Collected data entries:
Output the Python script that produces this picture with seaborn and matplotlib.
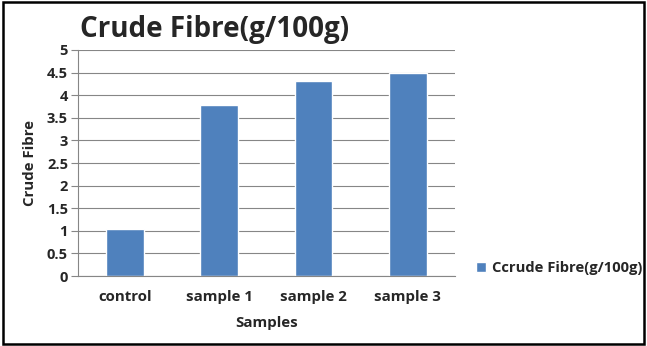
import matplotlib
matplotlib.use("Agg")
import matplotlib.pyplot as plt
import seaborn as sns
from matplotlib.patches import Rectangle

samples = ["control", "sample 1", "sample 2", "sample 3"]
fibre = [1.05, 3.79, 4.32, 4.50]
series_label = "Ccrude Fibre(g/100g)"
title = "Crude Fibre(g/100g)"
y_ticks = [0, 0.5, 1, 1.5, 2, 2.5, 3, 3.5, 4, 4.5, 5]

sns.set_theme(style="white")
plt.rcParams['font.family'] = ['Open Sans', 'DejaVu Sans']

fig = plt.figure(figsize=(6.47, 3.46), dpi=100)
ax = fig.add_axes([0.120, 0.2023, 0.583, 0.6532])

sns.barplot(x=samples, y=fibre, color="#4F81BD", width=0.4, ax=ax,
            label=series_label, saturation=1)

ax.set_ylim(0, 5)
ax.set_xlim(-0.5, 3.5)
ax.set_yticks(y_ticks)
ax.set_yticklabels([f"{t:g}" for t in y_ticks], fontsize=10.5, fontweight="bold")
ax.set_xticks(range(len(samples)))
ax.set_xticklabels(samples, fontsize=10.8, fontweight="bold")
ax.set_xticks([-0.5, 0.5, 1.5, 2.5, 3.5], minor=True)
ax.tick_params(axis="x", which="major", length=0, pad=10)
ax.tick_params(axis="x", which="minor", length=5, color="#868686", width=0.8)
ax.tick_params(axis="y", length=5, color="#868686", width=0.8, pad=2, left=True)
ax.yaxis.grid(True, color="#868686", linewidth=0.8)
ax.set_axisbelow(True)
for s in ["top", "right"]:
    ax.spines[s].set_visible(False)
for s in ["left", "bottom"]:
    ax.spines[s].set_color("#868686")
    ax.spines[s].set_linewidth(0.8)

ax.set_xlabel("Samples", fontsize=10.8, fontweight="bold", labelpad=9)
ax.set_ylabel("Crude Fibre", fontsize=10.8, fontweight="bold", labelpad=7)

fig.text(0.332, 0.916, title, fontsize=20, fontweight="bold", ha="center", va="center")

ax.legend(loc="center left", bbox_to_anchor=(0.715, 0.225), bbox_transform=fig.transFigure,
          frameon=False, prop={"weight": "bold", "size": 10.6}, handlelength=0.7,
          handleheight=0.7, handletextpad=0.4)

fig.patches.append(Rectangle((0.004, 0.006), 0.992, 0.988, transform=fig.transFigure,
                             fill=False, edgecolor="black", linewidth=1.8))

fig.savefig("out.png", dpi=100)
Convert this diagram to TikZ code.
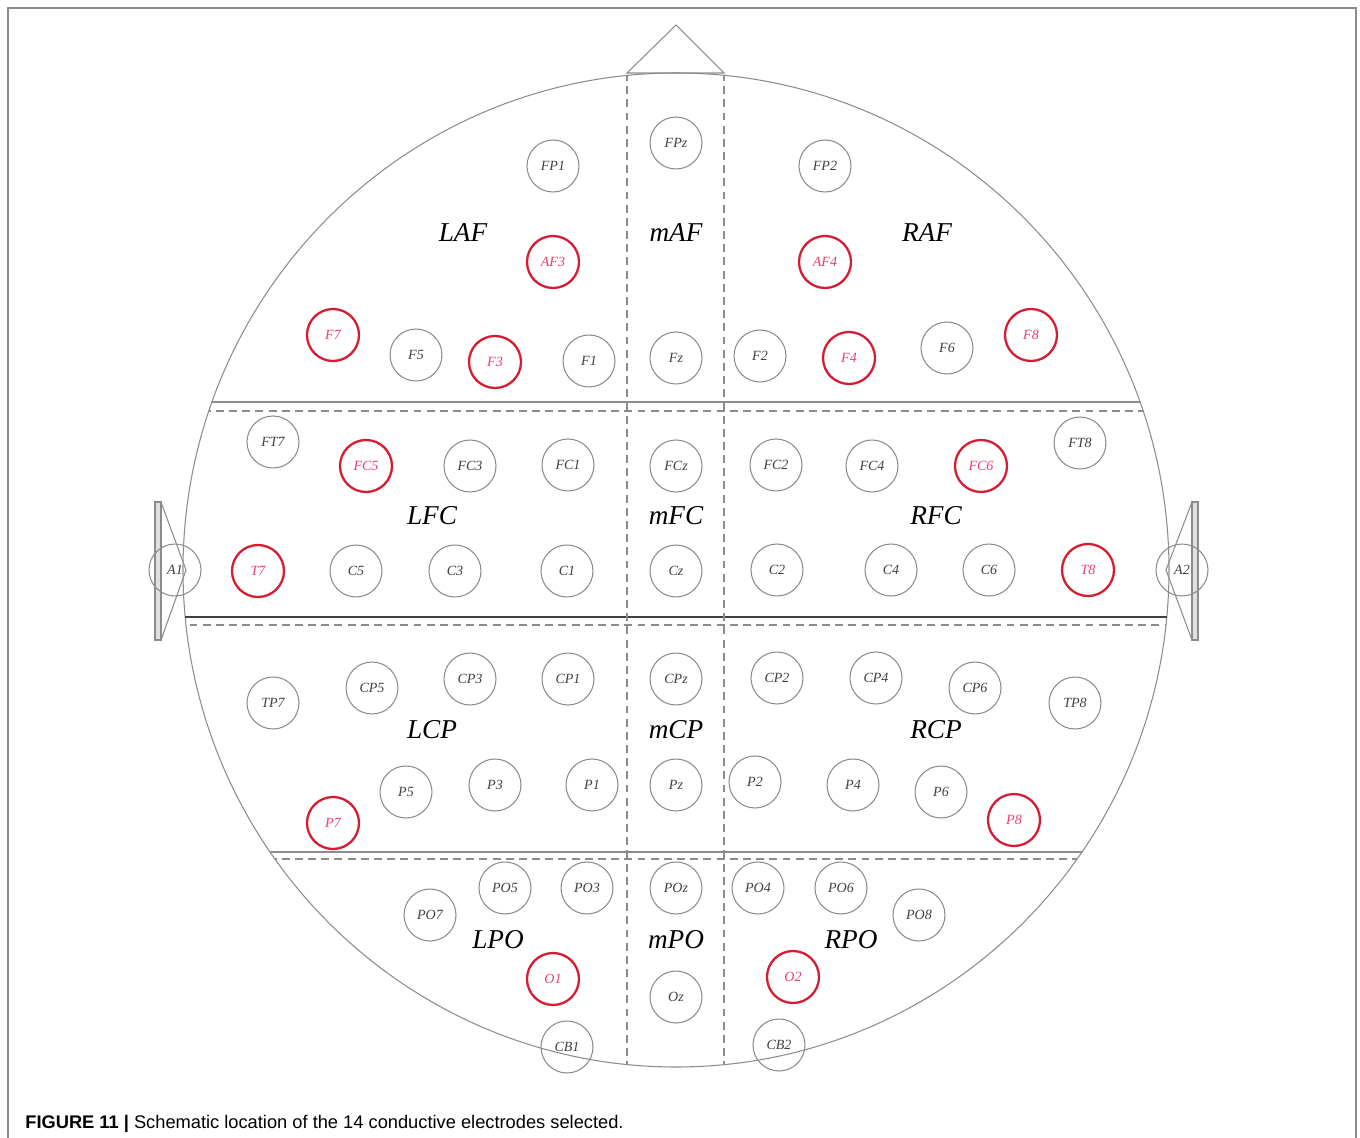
\documentclass[tikz,border=0pt]{standalone}
\usepackage{fontspec}
\setmainfont{Liberation Serif}
\newfontfamily\capfont{Liberation Sans}
\definecolor{linegray}{RGB}{140,140,140}
\definecolor{selred}{RGB}{214,28,48}
\definecolor{seltext}{RGB}{232,64,110}
\begin{document}
\begin{tikzpicture}[x=0.02cm,y=-0.02cm,
  elec/.style={draw=linegray,circle,line width=0.6pt,minimum size=1.04cm,inner sep=0pt,font=\fontsize{8}{8}\selectfont\itshape,text=black!75},
  sel/.style={elec,draw=selred,line width=1.3pt,text=seltext},
  region/.style={font=\fontsize{15.5}{16}\selectfont\itshape,inner sep=0pt},
  dashline/.style={linegray,line width=0.6pt,dash pattern=on 4.5pt off 3pt}]
\useasboundingbox (0,0) rectangle (1360,1138);
% frame
\draw[linegray,line width=0.6pt] (8,1138)--(8,8)--(1356,8)--(1356,1138);
% ears and nose
\draw[linegray,line width=0.6pt,fill=black!12] (155,502) rectangle (161,640) (1192,502) rectangle (1198,640);
\draw[linegray,line width=0.6pt] (161,502)--(186,570)--(161,640) (1192,502)--(1166,570)--(1192,640);
\draw[linegray,line width=0.6pt] (627,73)--(676,25)--(724,73)--cycle;
% head
\draw[linegray,line width=0.6pt] (676,570) ellipse [x radius=493,y radius=497];
\begin{scope}
\clip (676,570) ellipse [x radius=493,y radius=497];
\draw[linegray,line width=0.8pt] (150,402)--(1210,402) (150,852)--(1210,852);
\draw[black!75,line width=1.6pt] (150,617)--(1210,617);
\draw[dashline] (150,411)--(1210,411) (150,625)--(1210,625) (150,859)--(1210,859);
\draw[dashline] (627,73)--(627,1080) (724,73)--(724,1080);
\end{scope}
% electrodes
\foreach \n/\x/\y in {FP1/553/166,FPz/676/143,FP2/825/166,
  F5/416/355,F1/589/361,Fz/676/358,F2/760/356,F6/947/348,
  FT7/273/442,FC3/470/466,FC1/568/465,FCz/676/466,FC2/776/465,FC4/872/466,FT8/1080/443,
  A1/175/570,C5/356/571,C3/455/571,C1/567/571,Cz/676/571,C2/777/570,C4/891/570,C6/989/570,A2/1182/570,
  TP7/273/703,CP5/372/688,CP3/470/679,CP1/568/679,CPz/676/679,CP2/777/678,CP4/876/678,CP6/975/688,TP8/1075/703,
  P5/406/792,P3/495/785,P1/592/785,Pz/676/785,P2/755/782,P4/853/785,P6/941/792,
  PO7/430/915,PO5/505/888,PO3/587/888,POz/676/888,PO4/758/888,PO6/841/888,PO8/919/915,
  Oz/676/997,CB1/567/1047,CB2/779/1045}
  \node[elec] (\n) at (\x,\y) {\n};
\foreach \n/\x/\y in {AF3/553/262,AF4/825/262,F7/333/335,F3/495/362,F4/849/358,F8/1031/335,
  FC5/366/466,FC6/981/466,T7/258/571,T8/1088/570,P7/333/823,P8/1014/820,O1/553/979,O2/793/977}
  \node[sel] (\n) at (\x,\y) {\n};
% regions
\foreach \n/\x/\y in {LAF/463/233,mAF/676/233,RAF/927/233,LFC/432/516,mFC/676/516,RFC/936/516,
  LCP/432/730,mCP/676/730,RCP/936/730,LPO/498/940,mPO/676/940,RPO/851/940}
  \node[region] (\n) at (\x,\y) {\n};
% caption
\node[anchor=base west,inner sep=0pt,font=\capfont\fontsize{10.4}{12}\selectfont] (cap) at (25,1128)
  {\textbf{FIGURE 11 |} Schematic location of the 14 conductive electrodes selected.};
\end{tikzpicture}
\end{document}
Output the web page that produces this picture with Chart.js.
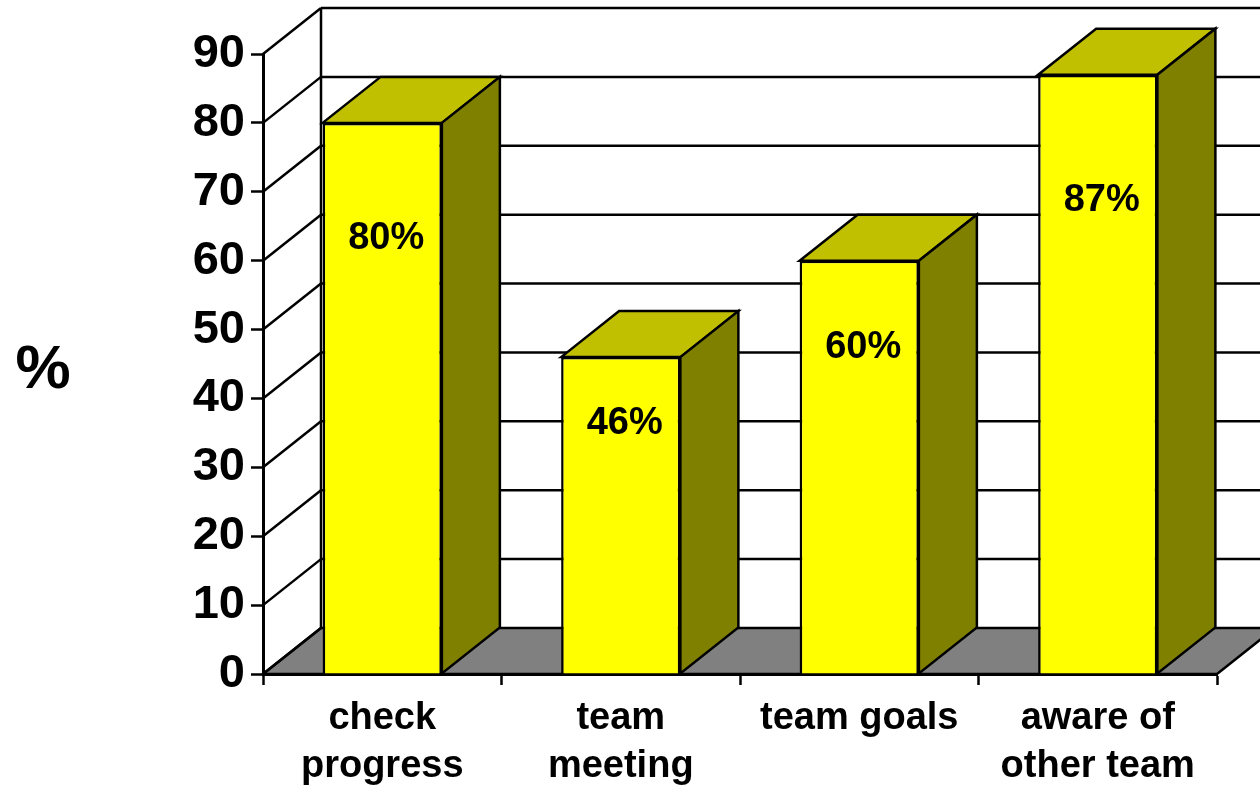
<!DOCTYPE html>
<html>
<head>
<meta charset="utf-8">
<title>Team survey</title>
<script src="https://cdn.jsdelivr.net/npm/chart.js@4.4.1/dist/chart.umd.min.js"></script>
<style>
  html, body { margin: 0; padding: 0; background: #fff; }
  canvas { display: block; }
</style>
</head>
<body>
<canvas id="chart" width="1260" height="787"></canvas>
<script>
// survey answers, one bar per question
const categories = [["check", "progress"], ["team", "meeting"], ["team goals"], ["aware of", "other team"]];
const values = [80, 46, 60, 87];
const valueLabels = ["80%", "46%", "60%", "87%"];
const yTicks = [0, 10, 20, 30, 40, 50, 60, 70, 80, 90];
const axisTitle = "%";

(() => {
  const $ = (id) => document.getElementById(id);
  const FONT = '"Liberation Sans", Arial, sans-serif';
  // depth of the fake 3d box (back wall offset)
  const DX = 58, DY = -46;
  const FRONT = "#ffff00", TOP = "#c0c000", SIDE = "#808000", FLOOR = "#808080";
  const LW = 2.5;

  function poly(ctx, pts, fill) {
    ctx.beginPath();
    ctx.moveTo(pts[0][0], pts[0][1]);
    for (let i = 1; i < pts.length; i++) ctx.lineTo(pts[i][0], pts[i][1]);
    ctx.closePath();
    if (fill) { ctx.fillStyle = fill; ctx.fill(); }
    ctx.stroke();
  }

  function line(ctx, x1, y1, x2, y2) {
    ctx.beginPath();
    ctx.moveTo(x1, y1);
    ctx.lineTo(x2, y2);
    ctx.stroke();
  }

  const box3d = {
    id: "box3d",
    beforeDatasetsDraw(chart) {
      const { ctx, chartArea: a, scales: { y } } = chart;
      ctx.save();
      ctx.strokeStyle = "#000";
      ctx.lineWidth = LW;

      // floor
      poly(ctx, [[a.left, a.bottom], [a.left + DX, a.bottom + DY], [a.right + DX, a.bottom + DY], [a.right, a.bottom]], FLOOR);

      // left wall diagonals + back wall grid
      yTicks.forEach(v => {
        const py = y.getPixelForValue(v);
        line(ctx, a.left, py, a.left + DX, py + DY);
        if (v > 0) line(ctx, a.left + DX, py + DY, a.right + DX + 10, py + DY);
      });
      line(ctx, a.left + DX, y.getPixelForValue(0) + DY, a.left + DX, y.getPixelForValue(yTicks[yTicks.length - 1]) + DY);

      // top and side faces of each column
      chart.getDatasetMeta(0).data.forEach(bar => {
        const p = bar.getProps(["x", "y", "base", "width"], true);
        const l = p.x - p.width / 2, r = p.x + p.width / 2;
        poly(ctx, [[l, p.y], [l + DX, p.y + DY], [r + DX, p.y + DY], [r, p.y]], TOP);
        poly(ctx, [[r, p.y], [r + DX, p.y + DY], [r + DX, p.base + DY], [r, p.base]], SIDE);
      });
      ctx.restore();
    },
    afterDatasetsDraw(chart) {
      const { ctx } = chart;
      ctx.save();
      ctx.fillStyle = "#000";
      ctx.font = `bold 38px ${FONT}`;
      ctx.textAlign = "center";
      ctx.textBaseline = "middle";
      chart.getDatasetMeta(0).data.forEach((bar, i) => {
        const p = bar.getProps(["x", "y", "base"], true);
        ctx.fillText(valueLabels[i], p.x + 4, p.y + (p.base - p.y) * 0.21);
      });
      ctx.restore();
    },
    afterDraw(chart) {
      const { ctx, chartArea: a } = chart;
      ctx.save();
      ctx.fillStyle = "#000";
      ctx.font = `bold 62px ${FONT}`;
      ctx.textAlign = "center";
      ctx.textBaseline = "middle";
      ctx.fillText(axisTitle, 43, (a.top + a.bottom) / 2 + 7);
      ctx.restore();
    }
  };

  new Chart($("chart"), {
    type: "bar",
    data: {
      labels: categories,
      datasets: [{
        data: values,
        backgroundColor: FRONT,
        borderColor: "#000",
        borderWidth: LW,
        barPercentage: 0.5,
        categoryPercentage: 1.0
      }]
    },
    options: {
      responsive: false,
      animation: false,
      layout: { padding: { top: 54, right: 43, bottom: 0, left: 0 } },
      plugins: { legend: { display: false }, tooltip: { enabled: false } },
      scales: {
        x: {
          offset: true,
          grid: { offset: true, drawOnChartArea: false, tickLength: 11, tickWidth: 2.5, tickColor: "#000" },
          border: { display: true, color: "#000", width: 3 },
          ticks: {
            color: "#000", autoSkip: false, maxRotation: 0, padding: 10,
            font: { family: FONT, size: 38, weight: "bold", lineHeight: 1.26 }
          },
          afterFit: (s) => { s.height = 113; }
        },
        y: {
          min: 0, max: 90,
          grid: { drawOnChartArea: false, tickLength: 12, tickWidth: 2.5, tickColor: "#000" },
          border: { display: true, color: "#000", width: 3 },
          ticks: {
            stepSize: 10, color: "#000", padding: 6,
            font: { family: FONT, size: 47, weight: "bold" }
          },
          afterFit: (s) => { s.width = 263; }
        }
      }
    },
    plugins: [box3d]
  });
})();
</script>
</body>
</html>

What needs to be done:
Look at the listing and set down only the lines from its start through the line with "from matplotlib.patches import Rectangle", word for word and without pictures.

Output for this exercise:
Output the Python script that produces this picture with seaborn and matplotlib.
import matplotlib
matplotlib.use("Agg")
import matplotlib.pyplot as plt
import seaborn as sns
from matplotlib.patches import Rectangle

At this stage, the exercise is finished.